Review: Rediscovering Church Fathers

 I am grateful to Crossway for the opportunity to review Rediscovering Church Fathers: Who They Were and How They Shaped the Church by Michael Haykin.  I am no theologian. When I received this book and saw the accolades on the back cover from really smart people I thought, "Yikes! I'm sunk.  Why did I agree to read and review this book?"  However, my fears were completely unfounded.  This book is well written and quite accessible for even the non-theologian.


From the publisher:
While history never repeats itself exactly, there is deep wisdom we can glean and apply to the church today. Michael Haykin, author of Rediscovering the Church Fathers explains, “the early centuries of the Church saw Christianity threatened by a number of theological heresies [and] many of these heresies has reappeared from time to time in the long history of Christianity.
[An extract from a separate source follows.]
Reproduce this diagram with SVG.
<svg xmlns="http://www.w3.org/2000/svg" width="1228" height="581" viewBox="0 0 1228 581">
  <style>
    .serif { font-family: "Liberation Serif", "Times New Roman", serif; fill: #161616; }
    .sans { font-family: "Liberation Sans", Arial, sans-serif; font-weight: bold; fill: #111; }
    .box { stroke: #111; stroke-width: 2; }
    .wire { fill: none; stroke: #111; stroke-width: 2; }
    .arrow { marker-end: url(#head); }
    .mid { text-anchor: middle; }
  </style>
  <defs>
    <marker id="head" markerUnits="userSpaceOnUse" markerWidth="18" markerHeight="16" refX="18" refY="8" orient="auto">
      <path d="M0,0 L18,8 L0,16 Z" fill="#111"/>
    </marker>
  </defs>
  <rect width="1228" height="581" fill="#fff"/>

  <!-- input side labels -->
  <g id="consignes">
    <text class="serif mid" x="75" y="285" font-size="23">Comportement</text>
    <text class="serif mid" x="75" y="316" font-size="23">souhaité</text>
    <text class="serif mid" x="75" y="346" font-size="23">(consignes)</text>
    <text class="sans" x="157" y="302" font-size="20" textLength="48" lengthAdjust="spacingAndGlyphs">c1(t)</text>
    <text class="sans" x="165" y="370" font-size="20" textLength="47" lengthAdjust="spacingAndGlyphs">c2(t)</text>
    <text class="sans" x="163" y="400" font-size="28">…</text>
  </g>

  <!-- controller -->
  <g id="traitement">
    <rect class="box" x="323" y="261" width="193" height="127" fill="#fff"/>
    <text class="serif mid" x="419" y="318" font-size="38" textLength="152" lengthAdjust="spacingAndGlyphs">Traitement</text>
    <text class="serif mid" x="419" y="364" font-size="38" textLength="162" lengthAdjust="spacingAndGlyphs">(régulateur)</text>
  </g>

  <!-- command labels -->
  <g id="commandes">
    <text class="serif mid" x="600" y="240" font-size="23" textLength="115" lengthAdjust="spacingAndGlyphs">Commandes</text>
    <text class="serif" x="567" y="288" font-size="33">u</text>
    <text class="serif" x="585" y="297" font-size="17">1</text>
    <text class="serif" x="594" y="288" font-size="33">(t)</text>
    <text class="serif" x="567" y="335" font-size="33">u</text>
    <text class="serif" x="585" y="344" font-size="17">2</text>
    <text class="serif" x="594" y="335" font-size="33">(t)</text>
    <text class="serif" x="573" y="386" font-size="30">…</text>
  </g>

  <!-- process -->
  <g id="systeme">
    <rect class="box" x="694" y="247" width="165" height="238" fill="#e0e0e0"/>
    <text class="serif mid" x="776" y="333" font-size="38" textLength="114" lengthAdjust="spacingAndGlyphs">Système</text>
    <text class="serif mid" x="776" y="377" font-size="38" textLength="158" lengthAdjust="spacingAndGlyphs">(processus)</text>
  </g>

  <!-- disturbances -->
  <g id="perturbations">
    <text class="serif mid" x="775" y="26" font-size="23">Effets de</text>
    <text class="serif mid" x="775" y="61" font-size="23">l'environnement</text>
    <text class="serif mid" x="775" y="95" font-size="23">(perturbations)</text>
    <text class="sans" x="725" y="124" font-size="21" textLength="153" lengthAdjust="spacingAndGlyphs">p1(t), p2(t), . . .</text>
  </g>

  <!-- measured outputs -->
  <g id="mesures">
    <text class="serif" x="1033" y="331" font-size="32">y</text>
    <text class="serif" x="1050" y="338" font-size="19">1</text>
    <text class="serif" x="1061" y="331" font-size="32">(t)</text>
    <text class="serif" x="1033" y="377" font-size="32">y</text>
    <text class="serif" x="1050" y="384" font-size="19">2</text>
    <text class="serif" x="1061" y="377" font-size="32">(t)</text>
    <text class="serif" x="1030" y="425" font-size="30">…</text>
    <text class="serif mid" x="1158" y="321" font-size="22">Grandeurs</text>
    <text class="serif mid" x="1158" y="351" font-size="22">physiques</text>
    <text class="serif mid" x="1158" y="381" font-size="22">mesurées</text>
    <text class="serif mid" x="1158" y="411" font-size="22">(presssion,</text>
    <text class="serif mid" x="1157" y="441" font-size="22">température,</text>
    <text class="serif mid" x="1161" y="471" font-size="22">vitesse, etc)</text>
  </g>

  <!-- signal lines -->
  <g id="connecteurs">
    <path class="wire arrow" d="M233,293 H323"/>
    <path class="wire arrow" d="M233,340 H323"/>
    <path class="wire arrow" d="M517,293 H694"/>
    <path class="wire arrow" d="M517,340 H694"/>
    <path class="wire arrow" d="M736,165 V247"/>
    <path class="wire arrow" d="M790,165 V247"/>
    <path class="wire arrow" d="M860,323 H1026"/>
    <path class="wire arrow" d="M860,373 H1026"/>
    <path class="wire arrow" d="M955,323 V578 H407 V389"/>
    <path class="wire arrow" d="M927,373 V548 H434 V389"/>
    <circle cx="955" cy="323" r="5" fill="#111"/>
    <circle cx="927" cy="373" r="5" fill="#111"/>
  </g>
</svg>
Knowledge of the way that Christians in the past defended the faith against Gnosticism would provide helpful ways of responding to Postmodern spirituality today."
The intent of the author was not simply to provide biographical sketches of church fathers.  Had he done that I may have walked away with interesting trivia (Origen's mother hid his clothes, thereby forcing him to stay home, so he couldn't join his father in prison).  However, beyond trivia there would be no real application.  Instead, Haykin chose his subjects not based on the interesting lives that they led, but as the above quote states, the heresies that they dealt with.


"What was critical was not primarily the choice of figures but the issues that they wrestled with in their lives as believers, for these issue are central to the Patristic era: martyrdom, monasticism, and discipleship; witness to an unbelieving world and mission; the canon and interpretation of Scripture; and the supreme issue of this era, the doctrine of the Trinity and worship." page 29
By choosing his figures in this manner, I found it quite easy to make application to today.  Indeed, the author stated in the first chapter that one of the reasons that we should reading the church fathers was "as an aid in defending the faith." (page 22)  
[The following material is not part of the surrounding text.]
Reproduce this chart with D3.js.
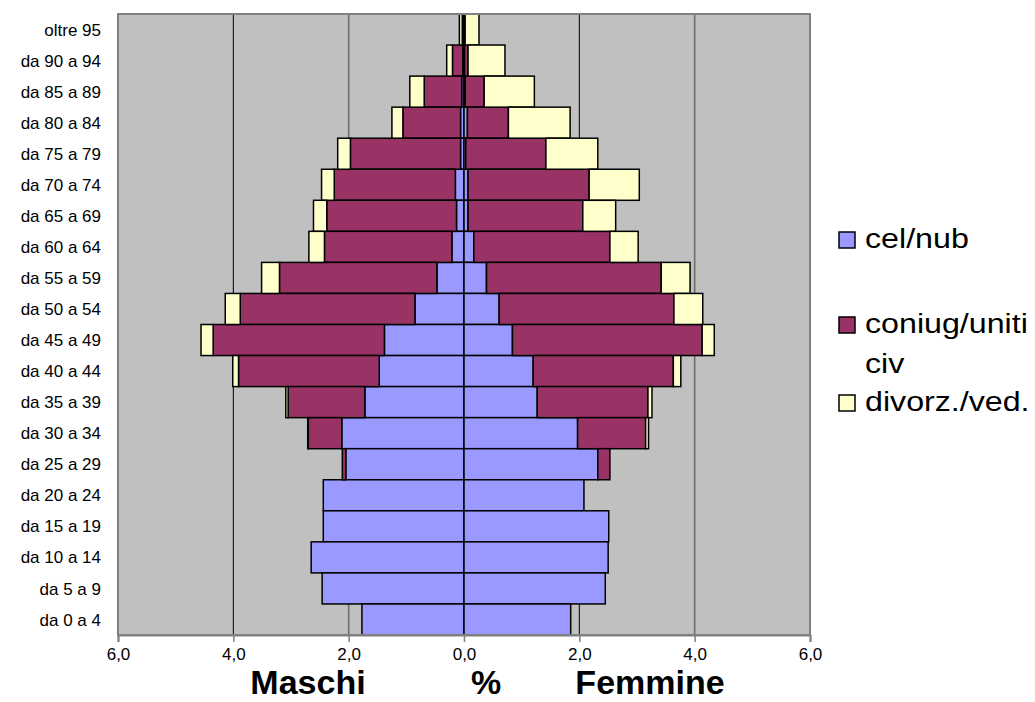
<!DOCTYPE html>
<html>
<head>
<meta charset="utf-8">
<script src="https://cdn.jsdelivr.net/npm/d3@7"></script>
<style>
  body { margin: 0; background: #fff; }
  svg { font-family: "Liberation Sans", Arial, sans-serif; }
</style>
</head>
<body>
<div id="chart"></div>
<script>
// age classes, top to bottom
const ageClasses = ["oltre 95", "da 90 a 94", "da 85 a 89", "da 80 a 84", "da 75 a 79",
  "da 70 a 74", "da 65 a 69", "da 60 a 64", "da 55 a 59", "da 50 a 54", "da 45 a 49",
  "da 40 a 44", "da 35 a 39", "da 30 a 34", "da 25 a 29", "da 20 a 24", "da 15 a 19",
  "da 10 a 14", "da 5 a 9", "da 0 a 4"];

const seriesKeys = ["cel", "con", "div"];
const legendLabels = [["cel/nub"], ["coniug/uniti", "civ"], ["divorz./ved."]];
const seriesColors = ["#9999FF", "#993366", "#FFFFCC"];

// Maschi (%)
const maleCel = [0.01, 0.02, 0.04, 0.06, 0.06, 0.15, 0.13, 0.21, 0.47, 0.85, 1.38, 1.47, 1.72, 2.12, 2.05, 2.44, 2.44, 2.65, 2.46, 1.77];
const maleCon = [0.02, 0.18, 0.65, 1.00, 1.91, 2.10, 2.25, 2.21, 2.73, 3.03, 2.97, 2.44, 1.33, 0.58, 0.06, 0, 0, 0, 0, 0];
const maleDiv = [0.05, 0.10, 0.25, 0.19, 0.22, 0.22, 0.23, 0.27, 0.31, 0.26, 0.21, 0.10, 0.04, 0.01, 0, 0, 0, 0, 0, 0];

// Femmine (%)
const femaleCel = [0.01, 0.01, 0.02, 0.06, 0.03, 0.07, 0.07, 0.17, 0.39, 0.61, 0.84, 1.20, 1.27, 1.97, 2.32, 2.08, 2.51, 2.50, 2.45, 1.85];
const femaleCon = [0.01, 0.06, 0.33, 0.71, 1.39, 2.10, 1.99, 2.36, 3.03, 3.03, 3.29, 2.43, 1.92, 1.18, 0.21, 0, 0, 0, 0, 0];
const femaleDiv = [0.24, 0.64, 0.87, 1.07, 0.90, 0.87, 0.57, 0.49, 0.50, 0.50, 0.21, 0.13, 0.07, 0.05, 0, 0, 0, 0, 0, 0];

const xTicks = [-6, -4, -2, 0, 2, 4, 6];

const width = 1035, height = 702;
const plotLeft = 118, plotRight = 810, plotTop = 14, plotBottom = 635;

const svg = d3.select("#chart").append("svg")
  .attr("width", width)
  .attr("height", height);

const x = d3.scaleLinear().domain([-6, 6]).range([plotLeft, plotRight]);
const y = d3.scaleBand().domain(ageClasses).range([plotTop, plotBottom]).padding(0);

// plot background
svg.append("rect")
  .attr("x", plotLeft).attr("y", plotTop)
  .attr("width", plotRight - plotLeft).attr("height", plotBottom - plotTop)
  .attr("fill", "#C0C0C0");

// gridlines
svg.append("g").selectAll("line")
  .data(xTicks.filter(d => Math.abs(d) !== 6))
  .enter().append("line")
  .attr("x1", d => x(d)).attr("x2", d => x(d))
  .attr("y1", plotTop).attr("y2", plotBottom)
  .attr("stroke", d => (d === -4 || d === 2) ? "#000" : "#6e6e6e")
  .attr("stroke-width", d => (d === -4 || d === 2) ? 1 : 1.6);

// stacked bars
const maleRows = ageClasses.map((a, i) => ({ age: a, cel: maleCel[i], con: maleCon[i], div: maleDiv[i] }));
const femaleRows = ageClasses.map((a, i) => ({ age: a, cel: femaleCel[i], con: femaleCon[i], div: femaleDiv[i] }));
const stack = d3.stack().keys(seriesKeys);

function drawSide(rows, sign) {
  const layers = stack(rows);
  svg.append("g").selectAll("g")
    .data(layers)
    .enter().append("g")
    .attr("fill", (d, i) => seriesColors[i])
    .selectAll("rect")
    .data(d => d.filter(s => s[1] - s[0] > 0))
    .enter().append("rect")
    .attr("x", s => Math.min(x(sign * s[0]), x(sign * s[1])))
    .attr("width", s => Math.abs(x(sign * s[1]) - x(sign * s[0])))
    .attr("y", s => y(s.data.age))
    .attr("height", y.bandwidth())
    .attr("stroke", "#000")
    .attr("stroke-width", 1.5);
}
drawSide(maleRows, -1);
drawSide(femaleRows, 1);

// plot border
svg.append("rect")
  .attr("x", plotLeft).attr("y", plotTop)
  .attr("width", plotRight - plotLeft).attr("height", plotBottom - plotTop)
  .attr("fill", "none")
  .attr("stroke", "#808080")
  .attr("stroke-width", 2);

// x axis
const xAxis = svg.append("g")
  .attr("transform", `translate(0,${plotBottom})`)
  .call(d3.axisBottom(x).tickValues(xTicks).tickSize(7).tickPadding(6)
    .tickFormat(d => d3.format(".1f")(Math.abs(d)).replace(".", ",")));
xAxis.select(".domain").attr("stroke", "#808080").attr("stroke-width", 2);
xAxis.selectAll(".tick line").attr("stroke", "#808080").attr("stroke-width", 1.5);
xAxis.selectAll("text").attr("font-size", 17).attr("fill", "#000")
  .attr("font-family", "'Liberation Sans', Arial, sans-serif");

// y labels
svg.append("g").selectAll("text")
  .data(ageClasses)
  .enter().append("text")
  .attr("x", 101)
  .attr("y", d => y(d) + y.bandwidth() / 2)
  .attr("dy", "0.36em")
  .attr("text-anchor", "end")
  .attr("font-size", 17)
  .text(d => d);

// axis titles
const titles = [["Maschi", 308], ["%", 486], ["Femmine", 650]];
svg.append("g").selectAll("text")
  .data(titles)
  .enter().append("text")
  .attr("x", d => d[1])
  .attr("y", 694)
  .attr("text-anchor", "middle")
  .attr("font-size", 34)
  .attr("font-weight", "bold")
  .text(d => d[0]);

// legend
const legendY = [232, 317, 395];
const legend = svg.append("g").selectAll("g")
  .data(legendLabels)
  .enter().append("g")
  .attr("transform", (d, i) => `translate(839,${legendY[i]})`);

legend.append("rect")
  .attr("width", 16).attr("height", 16)
  .attr("fill", (d, i) => seriesColors[i])
  .attr("stroke", "#000")
  .attr("stroke-width", 1.5);

legend.selectAll("text")
  .data(d => d)
  .enter().append("text")
  .attr("transform", (d, j) => `translate(26,${16 + j * 40}) scale(1.15,1)`)
  .attr("font-size", 28)
  .text(d => d);
</script>
</body>
</html>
The following chapter list will give you a better idea of his choice of figures.
1.  Rediscovering the Church Fathers:  A Vital Need for Evangelicals
2.  Dying for Christ:  The Thought of Ignatius of Antioch
3.  Sharing the Truth:  The Letter to Diognetus
4.  Interpreting the Scriptures:  The Exegesis of Origen
5.  Being Kissed:  The Eucharistic Piety of Cyprian and Ambrose
6.  Being Holy and Renouncing the World:  The Experience of Basil of Caesarea
7.  Saving the Irish:  The Mission of Patrick
8.  Walking with the Church Fathers:  My First Steps on a Lifelong Journey


There are three specific things that I like about this book.  First, the author spends the first chapter detailing the reasons that we should study the church fathers.  I think that is very profitable (and very professor-like) because it caused me to read the book with specific purposes in mind.  Second, the book is heavily footnoted at the bottom of every page.  I hate footnotes at the end of the book and having to flip back and forth.  Most people probably don't bother but I'm a die hard footnote reader.  By putting them within the book the author is saying, "This is important.  It is here for you to read."  Second, I love the writing style.  If this professor teaches in the same manner that he writes, I'm sure that his classes fill quickly.  His writing style is conversational and engaging.  He doesn't dumb down the material but he certainly doesn't make it more difficult than it needs to be.  (Really smart people can sometimes unintentionally do the latter.)


This is a book that I'm glad I have on my bookshelf.  I would highly recommend it to you. 


I received this book free from Crossway in exchange for an honest review.